# [EXERCISE AIM]
No pictures go into the copy. Write out exactly the lines below from the one containing "Rebuild this chart" through the one containing "import seaborn as sns".
· · ·
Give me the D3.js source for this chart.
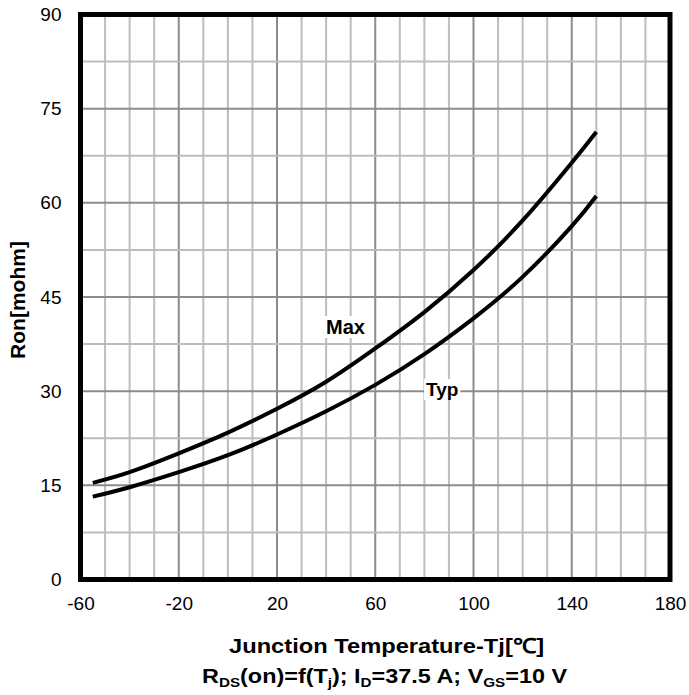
<!DOCTYPE html>
<html>
<head>
<meta charset="utf-8">
<script src="https://cdn.jsdelivr.net/npm/d3@7"></script>
<style>
  body { margin: 0; background: #fff; }
  text { font-family: "Liberation Sans", Arial, sans-serif; }
</style>
</head>
<body>
<div id="chart"></div>
<script>
// Data
const temps = [-55, -40, -20, 0, 20, 40, 60, 80, 100, 120, 140, 150];
const ronMax = [15.4, 17.1, 20.1, 23.4, 27.2, 31.5, 36.8, 42.6, 49.3, 57.2, 66.4, 71.3];
const ronTyp = [13.2, 14.7, 17.1, 19.8, 23.1, 26.8, 31.0, 35.9, 41.6, 48.2, 56.3, 61.1];
const xTicks = [-60, -20, 20, 60, 100, 140, 180];
const yTicks = [0, 15, 30, 45, 60, 75, 90];

const width = 689;
const height = 695;
const margin = { left: 80.5, right: 19, top: 14.5, bottom: 115.5 };

const svg = d3.select("#chart").append("svg")
    .attr("width", width)
    .attr("height", height);

const x = d3.scaleLinear().domain([-60, 180]).range([margin.left, width - margin.right]);
const y = d3.scaleLinear().domain([0, 90]).range([height - margin.bottom, margin.top]);

// grid: minor lines every 10 / 7.5, darker at tick values
const xGrid = d3.range(-50, 180, 10);
const yGrid = d3.range(7.5, 90, 7.5);

svg.selectAll("line.vgrid")
    .data(xGrid)
    .enter()
    .append("line")
    .attr("class", "vgrid")
    .attr("x1", d => x(d)).attr("x2", d => x(d))
    .attr("y1", y(0)).attr("y2", y(90))
    .attr("stroke", d => xTicks.includes(d) ? "#8c8c8c" : "#bdbdbd")
    .attr("stroke-width", 2);

svg.selectAll("line.hgrid")
    .data(yGrid)
    .enter()
    .append("line")
    .attr("class", "hgrid")
    .attr("x1", x(-60)).attr("x2", x(180))
    .attr("y1", d => y(d)).attr("y2", d => y(d))
    .attr("stroke", d => yTicks.includes(d) ? "#8c8c8c" : "#bdbdbd")
    .attr("stroke-width", 2);

// curves
const line = d3.line()
    .x(d => x(d[0]))
    .y(d => y(d[1]))
    .curve(d3.curveNatural);

[ronMax, ronTyp].forEach(series => {
    svg.append("path")
        .datum(temps.map((t, i) => [t, series[i]]))
        .attr("fill", "none")
        .attr("stroke", "#000")
        .attr("stroke-width", 4)
        .attr("d", line);
});

// curve labels with white box behind
function label(txt, tx, ty, size) {
    const g = svg.append("g");
    const t = g.append("text")
        .attr("x", tx).attr("y", ty)
        .attr("font-size", size)
        .attr("font-weight", "bold")
        .text(txt);
    const b = t.node().getBBox();
    g.insert("rect", "text")
        .attr("x", b.x - 2).attr("y", b.y)
        .attr("width", b.width + 4).attr("height", b.height)
        .attr("fill", "#fff");
}
label("Max", 326, 334, 20);
label("Typ", 426, 396, 19);

// frame
svg.append("rect")
    .attr("x", x(-60)).attr("y", y(90))
    .attr("width", x(180) - x(-60))
    .attr("height", y(0) - y(90))
    .attr("fill", "none")
    .attr("stroke", "#000")
    .attr("stroke-width", 5);

// axes (labels only)
const xAxis = svg.append("g")
    .attr("transform", `translate(0,${y(0)})`)
    .call(d3.axisBottom(x).tickValues(xTicks).tickFormat(d => String(d)).tickSize(0).tickPadding(17));
const yAxis = svg.append("g")
    .attr("transform", `translate(${x(-60)},0)`)
    .call(d3.axisLeft(y).tickValues(yTicks).tickFormat(d => String(d)).tickSize(0).tickPadding(19));
[xAxis, yAxis].forEach(a => {
    a.select(".domain").remove();
    a.selectAll("text")
        .attr("font-family", "Liberation Sans, Arial, sans-serif")
        .attr("font-size", 19)
        .attr("fill", "#000");
});

// stretch a text horizontally so it spans [left, right] (the source is wider than its height)
function fitWidth(sel, left, right) {
    const b = sel.node().getBBox();
    const sx = (right - left) / b.width;
    sel.attr("transform", `translate(${left},0) scale(${sx},1) translate(${-b.x},0)`);
}

// titles
svg.append("text")
    .attr("transform", "translate(25,300) rotate(-90)")
    .attr("text-anchor", "middle")
    .attr("font-size", 21)
    .attr("font-weight", "bold")
    .text("Ron[mohm]");

const title = svg.append("text")
    .attr("x", 0).attr("y", 653)
    .attr("font-size", 20.5)
    .attr("font-weight", "bold")
    .text("Junction Temperature-Tj[℃]");
fitWidth(title, 229, 544);

const sub = svg.append("text")
    .attr("x", 0).attr("y", 683)
    .attr("font-size", 20)
    .attr("font-weight", "bold");
const parts = [
    ["R", false], ["DS", true], ["(on)=f(T", false], ["j", true],
    ["); I", false], ["D", true], ["=37.5 A; V", false], ["GS", true], ["=10 V", false]
];
parts.forEach(([s, isSub], i) => {
    const ts = sub.append("tspan").text(s);
    if (isSub) ts.attr("font-size", 13).attr("dy", 4);
    else if (i > 0) ts.attr("dy", -4);
});
fitWidth(sub, 202, 568);
</script>
</body>
</html>
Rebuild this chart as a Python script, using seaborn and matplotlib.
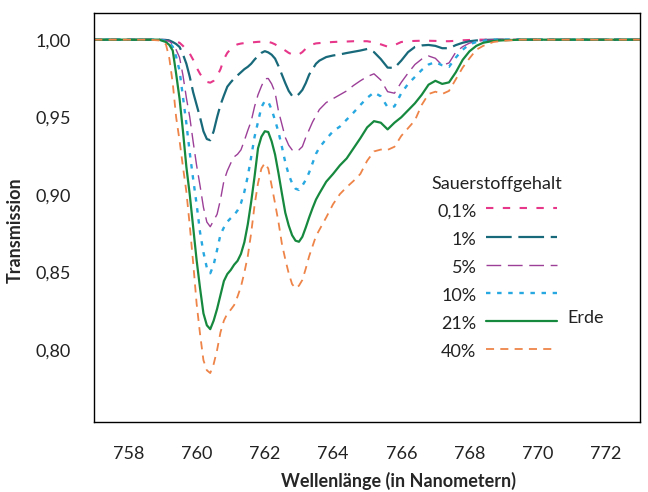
import matplotlib
matplotlib.use("Agg")
import matplotlib.pyplot as plt
import pandas as pd
import seaborn as sns

# ── data ─────────────────────────────────────────────────────────────────────
wavelength = [757.0, 758.0, 758.6, 758.9,
              759.1, 759.2, 759.3, 759.4, 759.5, 759.6, 759.7, 759.8, 759.9,
              760.0, 760.1, 760.2, 760.3, 760.4, 760.5, 760.6, 760.7, 760.8, 760.9,
              761.0, 761.1, 761.2, 761.3, 761.4, 761.5, 761.6, 761.7, 761.8, 761.9,
              762.0, 762.1, 762.2, 762.3, 762.4, 762.5, 762.6, 762.7, 762.8, 762.9,
              763.0, 763.1, 763.2, 763.3, 763.4, 763.5, 763.6,
              763.8, 764.0, 764.2, 764.4, 764.6, 764.8, 765.0, 765.2, 765.4, 765.6,
              765.8, 766.0, 766.2, 766.4, 766.6, 766.8, 767.0, 767.2, 767.4, 767.6,
              767.8, 768.0, 768.2, 768.4, 768.7, 769.0, 769.5, 773.0]

t_0_1 = [1.0, 1.0, 1.0, 1.0,
         0.9998, 0.9997, 0.9993, 0.9987, 0.998, 0.996, 0.9935, 0.991, 0.987,
         0.982, 0.978, 0.9748, 0.9728, 0.9723, 0.9735, 0.9765, 0.981, 0.9875, 0.9915,
         0.994, 0.996, 0.997, 0.9975, 0.9978, 0.998, 0.9982, 0.9984, 0.9986, 0.9987,
         0.9988, 0.9986, 0.998, 0.997, 0.9955, 0.9945, 0.993, 0.9915, 0.9905, 0.9901,
         0.9905, 0.992, 0.9942, 0.996, 0.997, 0.9976, 0.9978,
         0.9982, 0.9985, 0.9987, 0.9988, 0.999, 0.999, 0.999, 0.9982, 0.997, 0.9955,
         0.9965, 0.9985, 0.999, 0.9992, 0.9993, 0.9993, 0.9992, 0.999, 0.999, 0.9993,
         0.9996, 0.9998, 1.0, 1.0, 1.0, 1.0, 1.0, 1.0]

t_1 = [1.0, 1.0, 1.0, 1.0,
       0.9998, 0.9995, 0.9985, 0.9972, 0.9953, 0.9905, 0.9845, 0.976, 0.966,
       0.958, 0.950, 0.941, 0.936, 0.9352, 0.941, 0.950, 0.958, 0.964, 0.9697,
       0.9725, 0.975, 0.977, 0.979, 0.981, 0.9825, 0.9845, 0.9872, 0.9895, 0.9915,
       0.9926, 0.9918, 0.9903, 0.9878, 0.983, 0.9775, 0.972, 0.967, 0.9638, 0.9632,
       0.965, 0.9676, 0.972, 0.9775, 0.981, 0.9845, 0.9865,
       0.9888, 0.9898, 0.9905, 0.9914, 0.9922, 0.993, 0.994, 0.992, 0.9875, 0.982,
       0.9818, 0.9865, 0.992, 0.9953, 0.9963, 0.9966, 0.996, 0.9945, 0.9945, 0.9965,
       0.998, 0.999, 0.9995, 0.9998, 1.0, 1.0, 1.0, 1.0]

t_5 = [1.0, 1.0, 1.0, 1.0,
       0.9995, 0.999, 0.997, 0.9935, 0.9885, 0.977, 0.9625, 0.950, 0.934,
       0.919, 0.906, 0.892, 0.8825, 0.8795, 0.8835, 0.8875, 0.897, 0.909, 0.9155,
       0.9204, 0.9245, 0.9262, 0.929, 0.935, 0.9415, 0.9475, 0.957, 0.9645, 0.970,
       0.9748, 0.975, 0.9715, 0.966, 0.954, 0.9455, 0.937, 0.932, 0.929, 0.928,
       0.929, 0.9311, 0.937, 0.942, 0.947, 0.951, 0.955,
       0.9595, 0.962, 0.9645, 0.967, 0.9705, 0.9735, 0.9762, 0.978, 0.974, 0.9665,
       0.9655, 0.9725, 0.9785, 0.984, 0.9875, 0.9895, 0.988, 0.9835, 0.985, 0.992,
       0.9955, 0.9978, 0.9988, 0.9995, 1.0, 1.0, 1.0, 1.0]

t_10 = [1.0, 1.0, 1.0, 1.0,
        0.9993, 0.998, 0.9955, 0.989, 0.980, 0.963, 0.946, 0.927, 0.910,
        0.894, 0.876, 0.863, 0.853, 0.8495, 0.855, 0.8645, 0.8745, 0.879, 0.8827,
        0.885, 0.887, 0.890, 0.8946, 0.902, 0.912, 0.9245, 0.9375, 0.947, 0.9565,
        0.9605, 0.960, 0.955, 0.948, 0.9405, 0.931, 0.921, 0.913, 0.9075, 0.904,
        0.9032, 0.906, 0.9096, 0.9145, 0.9205, 0.9265, 0.9305,
        0.936, 0.941, 0.944, 0.9485, 0.953, 0.9579, 0.9625, 0.966, 0.9635, 0.9565,
        0.957, 0.9655, 0.9715, 0.976, 0.9805, 0.984, 0.9855, 0.9835, 0.9825, 0.9885,
        0.9935, 0.997, 0.9985, 0.9993, 1.0, 1.0, 1.0, 1.0]

t_21 = [1.0, 1.0, 1.0, 1.0,
        0.9985, 0.9966, 0.993, 0.978, 0.962, 0.941, 0.918, 0.900, 0.879,
        0.858, 0.840, 0.8237, 0.816, 0.8135, 0.819, 0.8265, 0.8355, 0.8445, 0.849,
        0.8516, 0.855, 0.8575, 0.862, 0.8695, 0.881, 0.8955, 0.912, 0.930, 0.9375,
        0.941, 0.9405, 0.9345, 0.926, 0.914, 0.901, 0.8885, 0.8803, 0.874, 0.8705,
        0.8698, 0.873, 0.879, 0.8855, 0.8915, 0.897, 0.901,
        0.9085, 0.9135, 0.919, 0.9235, 0.930, 0.9365, 0.9435, 0.9475, 0.9465, 0.9422,
        0.9465, 0.950, 0.9545, 0.959, 0.9645, 0.971, 0.9735, 0.9715, 0.9725, 0.979,
        0.987, 0.9925, 0.996, 0.998, 0.9992, 0.9996, 1.0, 1.0]

t_40 = [1.0, 1.0, 1.0, 0.9995,
        0.997, 0.988, 0.972, 0.950, 0.935, 0.918, 0.902, 0.880, 0.856,
        0.830, 0.8105, 0.7935, 0.787, 0.7852, 0.791, 0.800, 0.8115, 0.819, 0.8235,
        0.826, 0.829, 0.8345, 0.8409, 0.850, 0.8605, 0.8755, 0.8935, 0.9075, 0.917,
        0.9205, 0.917, 0.906, 0.8945, 0.8825, 0.8685, 0.8585, 0.8495, 0.8425, 0.8398,
        0.8415, 0.8452, 0.8525, 0.8605, 0.867, 0.8735, 0.8775,
        0.8855, 0.894, 0.9005, 0.905, 0.909, 0.9135, 0.922, 0.928, 0.9292, 0.929,
        0.931, 0.938, 0.943, 0.948, 0.958, 0.965, 0.9665, 0.965, 0.967, 0.9745,
        0.982, 0.988, 0.9935, 0.996, 0.9985, 0.9993, 1.0, 1.0]

labels = ["0,1%", "1%", "5%", "10%", "21%", "40%"]
xticks = [758, 760, 762, 764, 766, 768, 770, 772]
yticks = [0.80, 0.85, 0.90, 0.95, 1.00]
ytick_labels = ["0,80", "0,85", "0,90", "0,95", "1,00"]

# ── styles per series (dashes in points) ─────────────────────────────────────
colors = ["#e6378a", "#18697a", "#9c3f98", "#27a8e0", "#17893f", "#ee8448"]
widths = [1.5, 1.6, 1.0, 1.7, 1.6, 1.3]
dashes = [(5.3, 6.8), (18.5, 4.8), (10.6, 4.8), (3.2, 4.8), None, (5.8, 4.5)]

df = pd.DataFrame({
    "Wellenlänge": wavelength * len(labels),
    "Transmission": t_0_1 + t_1 + t_5 + t_10 + t_21 + t_40,
    "Gehalt": [lab for lab in labels for _ in wavelength],
})

sns.set_style("white")
plt.rcParams["font.family"] = ["Lato", "DejaVu Sans"]
plt.rcParams["lines.scale_dashes"] = False
plt.rcParams["text.color"] = "#222222"

fig = plt.figure(figsize=(6.48, 4.92), dpi=100)
ax = fig.add_axes([0.1455, 0.1417, 0.8422, 0.8313])

handles = []
for lab, c, lw, d in zip(labels, colors, widths, dashes):
    ls = "-" if d is None else (0, d)
    sns.lineplot(data=df[df["Gehalt"] == lab], x="Wellenlänge", y="Transmission",
                 color=c, linewidth=lw, linestyle=ls, errorbar=None,
                 legend=False, ax=ax)
    handles.append(ax.get_lines()[-1])

ax.set_xlim(757, 773)
ax.set_ylim(0.7535, 1.017)
ax.set_xticks(xticks)
ax.set_xticklabels([str(t) for t in xticks])
ax.set_yticks(yticks)
ax.set_yticklabels(ytick_labels)
ax.tick_params(axis="both", direction="out", length=9, width=1.1, color="#444444",
               pad=8, labelsize=13, labelcolor="#222222")
ax.yaxis.get_major_ticks()[-1].tick1line.set_visible(False)
for sp in ax.spines.values():
    sp.set_color("black")
    sp.set_linewidth(1.0)

ax.set_xlabel("Wellenlänge (in Nanometern)", fontsize=13, fontweight="bold")
ax.set_ylabel("Transmission", fontsize=13, fontweight="bold")
ax.xaxis.set_label_coords(0.5575, -0.122)
ax.yaxis.set_label_coords(-0.13, 0.47)

leg = ax.legend(handles, labels, title="Sauerstoffgehalt", markerfirst=False,
                frameon=False, fontsize=13, title_fontsize=13,
                loc="upper left", bbox_to_anchor=(0.618, 0.602),
                borderaxespad=0, borderpad=0, handlelength=3.9,
                handletextpad=0.55, handleheight=1.3, labelspacing=0.47)
ax.text(0.8675, 0.255, "Erde", transform=ax.transAxes, fontsize=13,
        va="center", ha="left")

fig.savefig("out.png", dpi=100)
· · ·
# [FULL RESPONSE]
Rebuild this chart as a Python script, using seaborn and matplotlib.
import matplotlib
matplotlib.use("Agg")
import matplotlib.pyplot as plt
import pandas as pd
import seaborn as sns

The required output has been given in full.